## WHAT IS BEING ASKED
Among the records that follow, set down only the lines from the one containing "Clone this chart in seaborn and matplotlib." to the one containing "import seaborn as sns", both included, exactly.

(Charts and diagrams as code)

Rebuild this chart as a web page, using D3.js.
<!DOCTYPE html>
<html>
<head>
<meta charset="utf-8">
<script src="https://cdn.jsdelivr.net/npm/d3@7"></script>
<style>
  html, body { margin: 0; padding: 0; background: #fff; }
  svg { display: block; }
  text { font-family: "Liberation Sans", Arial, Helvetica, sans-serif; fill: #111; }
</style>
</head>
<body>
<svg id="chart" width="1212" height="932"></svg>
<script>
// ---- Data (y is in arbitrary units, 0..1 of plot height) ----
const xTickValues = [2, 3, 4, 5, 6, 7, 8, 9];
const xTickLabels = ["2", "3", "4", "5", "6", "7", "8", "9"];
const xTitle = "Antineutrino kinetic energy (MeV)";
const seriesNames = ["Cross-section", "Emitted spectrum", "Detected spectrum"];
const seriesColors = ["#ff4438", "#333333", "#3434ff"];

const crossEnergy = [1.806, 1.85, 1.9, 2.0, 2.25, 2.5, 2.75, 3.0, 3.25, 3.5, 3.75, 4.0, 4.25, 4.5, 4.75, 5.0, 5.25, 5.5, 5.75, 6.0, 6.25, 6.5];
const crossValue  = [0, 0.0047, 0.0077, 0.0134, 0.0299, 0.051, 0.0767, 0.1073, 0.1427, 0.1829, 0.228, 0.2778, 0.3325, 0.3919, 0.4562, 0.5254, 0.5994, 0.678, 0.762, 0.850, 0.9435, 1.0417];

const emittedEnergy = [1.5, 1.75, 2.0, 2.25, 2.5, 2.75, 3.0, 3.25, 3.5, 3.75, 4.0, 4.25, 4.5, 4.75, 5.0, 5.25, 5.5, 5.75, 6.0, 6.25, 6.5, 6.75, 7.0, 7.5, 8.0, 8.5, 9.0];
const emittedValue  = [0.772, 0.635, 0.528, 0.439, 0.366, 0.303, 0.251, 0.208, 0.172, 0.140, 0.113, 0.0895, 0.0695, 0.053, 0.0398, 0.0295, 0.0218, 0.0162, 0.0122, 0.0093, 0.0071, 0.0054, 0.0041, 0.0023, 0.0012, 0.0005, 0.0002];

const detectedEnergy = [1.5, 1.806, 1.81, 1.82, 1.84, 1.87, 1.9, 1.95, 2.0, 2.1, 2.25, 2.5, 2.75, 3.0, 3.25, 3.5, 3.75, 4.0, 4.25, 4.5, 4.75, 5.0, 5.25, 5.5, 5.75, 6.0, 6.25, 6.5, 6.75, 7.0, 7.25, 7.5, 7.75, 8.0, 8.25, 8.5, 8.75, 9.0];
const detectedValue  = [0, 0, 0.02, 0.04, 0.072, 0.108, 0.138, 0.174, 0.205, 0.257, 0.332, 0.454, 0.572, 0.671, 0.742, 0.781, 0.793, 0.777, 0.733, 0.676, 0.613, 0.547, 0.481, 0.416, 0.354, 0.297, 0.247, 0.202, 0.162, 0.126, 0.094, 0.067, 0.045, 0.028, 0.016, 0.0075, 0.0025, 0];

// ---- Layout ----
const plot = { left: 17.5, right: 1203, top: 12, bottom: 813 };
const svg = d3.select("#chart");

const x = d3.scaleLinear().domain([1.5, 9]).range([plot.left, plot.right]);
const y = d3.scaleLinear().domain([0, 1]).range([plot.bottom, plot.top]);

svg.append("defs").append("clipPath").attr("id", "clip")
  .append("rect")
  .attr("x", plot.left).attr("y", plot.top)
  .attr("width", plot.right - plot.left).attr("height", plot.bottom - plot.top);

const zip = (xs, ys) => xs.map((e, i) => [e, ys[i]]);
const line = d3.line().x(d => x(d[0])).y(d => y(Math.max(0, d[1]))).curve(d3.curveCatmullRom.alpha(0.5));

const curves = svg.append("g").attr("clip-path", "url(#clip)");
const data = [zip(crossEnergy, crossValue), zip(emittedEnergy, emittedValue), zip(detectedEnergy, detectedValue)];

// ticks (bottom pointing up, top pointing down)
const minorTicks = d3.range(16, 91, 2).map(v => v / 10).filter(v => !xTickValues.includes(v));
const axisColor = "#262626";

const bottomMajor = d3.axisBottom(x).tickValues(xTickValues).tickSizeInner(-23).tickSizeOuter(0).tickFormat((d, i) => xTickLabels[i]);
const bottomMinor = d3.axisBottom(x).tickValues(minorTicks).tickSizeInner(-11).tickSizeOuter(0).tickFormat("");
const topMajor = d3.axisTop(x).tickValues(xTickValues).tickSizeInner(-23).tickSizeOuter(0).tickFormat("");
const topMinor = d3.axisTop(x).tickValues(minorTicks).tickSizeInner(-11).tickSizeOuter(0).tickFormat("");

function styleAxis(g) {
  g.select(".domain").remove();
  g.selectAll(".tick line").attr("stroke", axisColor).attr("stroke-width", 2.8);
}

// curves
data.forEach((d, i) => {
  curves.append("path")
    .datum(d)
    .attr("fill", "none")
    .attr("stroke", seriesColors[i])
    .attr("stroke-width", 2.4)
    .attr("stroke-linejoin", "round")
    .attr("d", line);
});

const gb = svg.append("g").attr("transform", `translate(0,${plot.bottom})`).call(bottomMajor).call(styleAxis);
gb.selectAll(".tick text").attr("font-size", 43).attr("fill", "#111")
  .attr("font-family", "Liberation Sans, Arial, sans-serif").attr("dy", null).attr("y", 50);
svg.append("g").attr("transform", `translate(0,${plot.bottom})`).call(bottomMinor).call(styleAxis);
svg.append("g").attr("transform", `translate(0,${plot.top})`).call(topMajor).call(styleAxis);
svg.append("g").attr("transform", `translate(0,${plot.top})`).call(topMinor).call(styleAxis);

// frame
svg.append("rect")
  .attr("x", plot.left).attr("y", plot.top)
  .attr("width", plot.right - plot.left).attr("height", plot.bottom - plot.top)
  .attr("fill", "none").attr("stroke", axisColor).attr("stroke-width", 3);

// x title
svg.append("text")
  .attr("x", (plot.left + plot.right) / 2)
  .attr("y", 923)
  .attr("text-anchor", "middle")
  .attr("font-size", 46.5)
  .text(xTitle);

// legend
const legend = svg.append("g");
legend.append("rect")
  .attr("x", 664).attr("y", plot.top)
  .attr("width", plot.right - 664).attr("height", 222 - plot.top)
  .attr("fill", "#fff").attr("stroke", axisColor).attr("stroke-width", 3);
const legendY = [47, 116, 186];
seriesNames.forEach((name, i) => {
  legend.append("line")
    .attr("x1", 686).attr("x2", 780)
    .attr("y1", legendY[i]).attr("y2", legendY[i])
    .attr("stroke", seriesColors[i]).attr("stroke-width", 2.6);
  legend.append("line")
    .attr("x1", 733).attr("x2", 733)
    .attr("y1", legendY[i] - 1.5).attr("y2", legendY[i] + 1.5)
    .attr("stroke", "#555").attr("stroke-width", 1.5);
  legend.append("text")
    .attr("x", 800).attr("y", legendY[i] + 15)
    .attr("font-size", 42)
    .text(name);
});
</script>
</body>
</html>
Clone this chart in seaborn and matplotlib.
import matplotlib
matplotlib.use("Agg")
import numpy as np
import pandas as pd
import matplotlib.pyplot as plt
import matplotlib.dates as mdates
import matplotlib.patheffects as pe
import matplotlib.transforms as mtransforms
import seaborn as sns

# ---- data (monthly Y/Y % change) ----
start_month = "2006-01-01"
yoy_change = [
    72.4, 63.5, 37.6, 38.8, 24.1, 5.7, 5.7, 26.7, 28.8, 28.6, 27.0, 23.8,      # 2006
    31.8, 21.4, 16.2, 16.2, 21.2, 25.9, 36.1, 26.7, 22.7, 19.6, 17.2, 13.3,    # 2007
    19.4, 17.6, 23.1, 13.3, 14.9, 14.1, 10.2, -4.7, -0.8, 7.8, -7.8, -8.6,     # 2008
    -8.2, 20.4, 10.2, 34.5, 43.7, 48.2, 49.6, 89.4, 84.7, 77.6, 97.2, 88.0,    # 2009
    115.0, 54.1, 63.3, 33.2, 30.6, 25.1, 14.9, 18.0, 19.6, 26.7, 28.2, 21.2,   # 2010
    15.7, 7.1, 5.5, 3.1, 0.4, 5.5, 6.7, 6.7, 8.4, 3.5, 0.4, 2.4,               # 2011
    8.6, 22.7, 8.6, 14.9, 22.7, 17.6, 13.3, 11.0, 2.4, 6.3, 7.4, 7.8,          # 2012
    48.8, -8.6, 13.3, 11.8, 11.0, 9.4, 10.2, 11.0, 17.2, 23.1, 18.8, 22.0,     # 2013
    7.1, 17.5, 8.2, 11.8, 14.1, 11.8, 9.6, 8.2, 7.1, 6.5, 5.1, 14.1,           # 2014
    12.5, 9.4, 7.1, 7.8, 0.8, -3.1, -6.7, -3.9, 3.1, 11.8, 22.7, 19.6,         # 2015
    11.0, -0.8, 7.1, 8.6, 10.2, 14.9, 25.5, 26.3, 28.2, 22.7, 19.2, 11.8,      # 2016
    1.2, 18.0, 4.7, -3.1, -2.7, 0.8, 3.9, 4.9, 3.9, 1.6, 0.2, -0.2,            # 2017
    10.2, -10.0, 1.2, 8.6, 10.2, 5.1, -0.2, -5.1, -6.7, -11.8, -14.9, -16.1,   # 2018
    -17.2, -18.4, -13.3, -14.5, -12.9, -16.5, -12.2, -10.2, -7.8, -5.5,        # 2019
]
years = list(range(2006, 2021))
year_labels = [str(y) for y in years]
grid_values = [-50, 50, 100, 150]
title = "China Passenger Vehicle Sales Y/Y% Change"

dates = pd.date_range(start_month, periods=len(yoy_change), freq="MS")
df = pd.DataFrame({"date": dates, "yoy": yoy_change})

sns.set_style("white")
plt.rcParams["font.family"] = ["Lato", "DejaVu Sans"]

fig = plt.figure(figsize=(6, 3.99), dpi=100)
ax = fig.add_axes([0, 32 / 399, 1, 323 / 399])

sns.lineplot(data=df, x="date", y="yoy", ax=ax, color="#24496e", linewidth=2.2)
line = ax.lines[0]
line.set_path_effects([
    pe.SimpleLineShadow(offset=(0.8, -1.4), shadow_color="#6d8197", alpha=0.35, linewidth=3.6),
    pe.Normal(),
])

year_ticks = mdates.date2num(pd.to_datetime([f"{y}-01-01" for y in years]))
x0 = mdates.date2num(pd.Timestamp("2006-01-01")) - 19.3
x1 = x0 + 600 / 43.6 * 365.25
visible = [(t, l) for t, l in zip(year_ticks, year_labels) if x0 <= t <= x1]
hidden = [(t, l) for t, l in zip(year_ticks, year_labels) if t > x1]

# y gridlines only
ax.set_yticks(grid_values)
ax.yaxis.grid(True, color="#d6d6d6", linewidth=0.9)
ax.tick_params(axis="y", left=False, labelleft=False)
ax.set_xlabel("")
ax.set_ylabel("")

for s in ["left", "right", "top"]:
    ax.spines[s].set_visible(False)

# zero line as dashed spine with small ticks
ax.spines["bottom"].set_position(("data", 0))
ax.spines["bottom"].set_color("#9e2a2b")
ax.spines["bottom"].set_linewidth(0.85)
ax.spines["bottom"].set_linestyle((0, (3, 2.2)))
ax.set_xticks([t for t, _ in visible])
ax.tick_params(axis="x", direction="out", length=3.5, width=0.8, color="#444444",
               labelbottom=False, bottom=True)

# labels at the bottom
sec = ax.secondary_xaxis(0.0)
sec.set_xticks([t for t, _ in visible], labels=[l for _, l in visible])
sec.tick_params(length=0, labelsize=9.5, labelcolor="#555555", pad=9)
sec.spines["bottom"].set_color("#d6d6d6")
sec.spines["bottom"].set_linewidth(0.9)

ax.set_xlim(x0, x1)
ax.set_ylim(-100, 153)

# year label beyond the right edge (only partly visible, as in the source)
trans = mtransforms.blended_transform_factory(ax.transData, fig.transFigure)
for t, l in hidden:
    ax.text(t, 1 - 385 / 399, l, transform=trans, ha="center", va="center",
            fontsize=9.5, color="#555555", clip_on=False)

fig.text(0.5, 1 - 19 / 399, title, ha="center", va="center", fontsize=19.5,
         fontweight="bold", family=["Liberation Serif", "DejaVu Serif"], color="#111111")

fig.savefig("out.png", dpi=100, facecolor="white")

## SOLUTION FOR THIS PROBLEM
Clone this chart in seaborn and matplotlib.
import matplotlib
matplotlib.use("Agg")
import numpy as np
import pandas as pd
import matplotlib.pyplot as plt
import matplotlib.dates as mdates
import matplotlib.patheffects as pe
import matplotlib.transforms as mtransforms
import seaborn as sns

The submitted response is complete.